Readers with kids: Do yours have “online textbooks” and what do you think of them if so?
Textbooks have grown much bigger and heavier since I was a little girl. I’m not sure there’s any reason for that since surely the deposit of knowledge can’t increase that much in a generation but it’s nonetheless true. I could carry all my books in my book satchel if need be; now kids can’t fit all their books in a giant backpack and they are getting back injuries before their teen years carting home all the books they need to do their homework.
So one of the selling points for online texts is that they do away with the need for bringing the book home from school.
There’s also the fact that THERE AREN’T ENOUGH BOOKS. Yes, my child’s social studies teacher told us we had to use the online book to do homework because she doesn’t have enough books for each student to take one home. This is a school on the side of town where problems like this are rumored not to exist. (That they should exist on one side of town and not the other is another post for another day.) Be that as it may, William does not have his own social studies book.
William has more homework in social studies than anything else, and so I am pretty familiar with that text by now. You can do lots of cool interactive things with it that I am still figuring out, like access a less cluttered interface to make it easier to read, or have it read aloud to you.
Now he’s starting to come home with reading assignments requiring access to the online reading textbook. A couple of weeks ago we managed just fine, but yesterday I’ll be darned if I could remember WHERE to access the textbook, or HOW to access it. See, these things all have user names and passwords, pre-assigned, as does the “school fusion” webpage, and I am beyond being able to keep up with all of that. I suspect the other kids keep up with these things themselves (I know they are supposed to, because when I ask about it the teachers all say the kids have been shown in class how to do these things), but William doesn’t remember things he doesn’t (to put it colorfully) give a crap about. So all I get from him are blank stares.
March feels like too late in the school year to make resolutions. So I hereby vow to figure out a way to organize all of this at the beginning of NEXT year.
I guess (I know) I’m just old fashioned. I don’t own (or want to own) an e-reader. I like to hold books in my hands, even textbooks. I can’t help but feel flipping through an actual book to answer questions leads to more learning than hitting using the “Find” function or clicking on a hyperlink.
My high school senior downloaded 4 of her textbooks in pdf format so she didn’t have to haul them home – she says it’s been a huge benefit. These aren’t true “online” textbooks, if I understand what you’re describing – it’s just a pdf of the print pages. My 12-year-old doesn’t have any online textbooks – but he’s in a Montessori school and history is the only subject where he has a textbook anyway.

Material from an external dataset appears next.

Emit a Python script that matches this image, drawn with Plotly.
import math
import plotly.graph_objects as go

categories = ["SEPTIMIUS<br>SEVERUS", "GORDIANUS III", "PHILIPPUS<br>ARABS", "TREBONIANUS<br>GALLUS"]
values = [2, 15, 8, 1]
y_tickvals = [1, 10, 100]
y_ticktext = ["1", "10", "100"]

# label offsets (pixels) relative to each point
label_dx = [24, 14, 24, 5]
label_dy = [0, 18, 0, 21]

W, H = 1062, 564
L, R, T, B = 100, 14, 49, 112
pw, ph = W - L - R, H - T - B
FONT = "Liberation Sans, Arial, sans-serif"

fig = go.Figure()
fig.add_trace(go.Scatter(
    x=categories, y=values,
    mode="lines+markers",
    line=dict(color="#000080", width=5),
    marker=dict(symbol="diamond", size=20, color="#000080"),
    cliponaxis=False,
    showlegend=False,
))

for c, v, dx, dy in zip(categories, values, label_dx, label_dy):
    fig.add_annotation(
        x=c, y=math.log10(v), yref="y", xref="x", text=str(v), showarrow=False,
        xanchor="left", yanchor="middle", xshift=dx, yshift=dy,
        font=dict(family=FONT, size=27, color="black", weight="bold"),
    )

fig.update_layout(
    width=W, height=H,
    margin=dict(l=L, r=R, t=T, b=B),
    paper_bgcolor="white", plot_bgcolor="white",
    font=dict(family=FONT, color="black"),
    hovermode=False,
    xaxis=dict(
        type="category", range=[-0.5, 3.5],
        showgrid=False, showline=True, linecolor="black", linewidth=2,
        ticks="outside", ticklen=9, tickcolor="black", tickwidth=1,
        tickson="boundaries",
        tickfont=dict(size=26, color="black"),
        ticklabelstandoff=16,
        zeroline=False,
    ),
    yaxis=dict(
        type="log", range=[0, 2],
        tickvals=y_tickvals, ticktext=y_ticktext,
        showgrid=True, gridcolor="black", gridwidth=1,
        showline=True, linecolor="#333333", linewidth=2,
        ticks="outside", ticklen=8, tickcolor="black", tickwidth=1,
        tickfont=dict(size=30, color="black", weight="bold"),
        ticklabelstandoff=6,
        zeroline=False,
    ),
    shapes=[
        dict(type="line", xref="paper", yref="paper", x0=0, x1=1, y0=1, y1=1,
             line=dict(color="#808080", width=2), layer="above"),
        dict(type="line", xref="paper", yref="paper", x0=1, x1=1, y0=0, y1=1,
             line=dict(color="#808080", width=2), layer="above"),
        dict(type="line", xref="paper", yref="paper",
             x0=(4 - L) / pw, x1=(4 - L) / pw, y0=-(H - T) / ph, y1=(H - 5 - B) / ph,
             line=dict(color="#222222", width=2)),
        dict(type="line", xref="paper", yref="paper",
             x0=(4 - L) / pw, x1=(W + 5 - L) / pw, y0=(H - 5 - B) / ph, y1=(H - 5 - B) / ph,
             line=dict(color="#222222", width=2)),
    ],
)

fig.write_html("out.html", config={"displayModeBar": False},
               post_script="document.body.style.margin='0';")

The ones I’m talking about have the whole textbook online, pictures and all, with various interactive features. While I can see the benefits, with a child who cannot (or thinks he cannot) keep track of all the login information, it’s too complicated for me!
Hmm, my kids aren’t old enough for textbooks yet. Though man in highschool/college do I wish I had online textbooks because my books were SO HEAVY. My only concern with requiring online textbooks for children is that it requires that the parents have internet access. Which most people do, but I worry for the ones that don’t.
Good point, Marta. And even those who have internet access sometimes lose it (by not being able to pay a bill for example). Many families have only one computer and what if there is competition to use it? These are questions that need to be considered!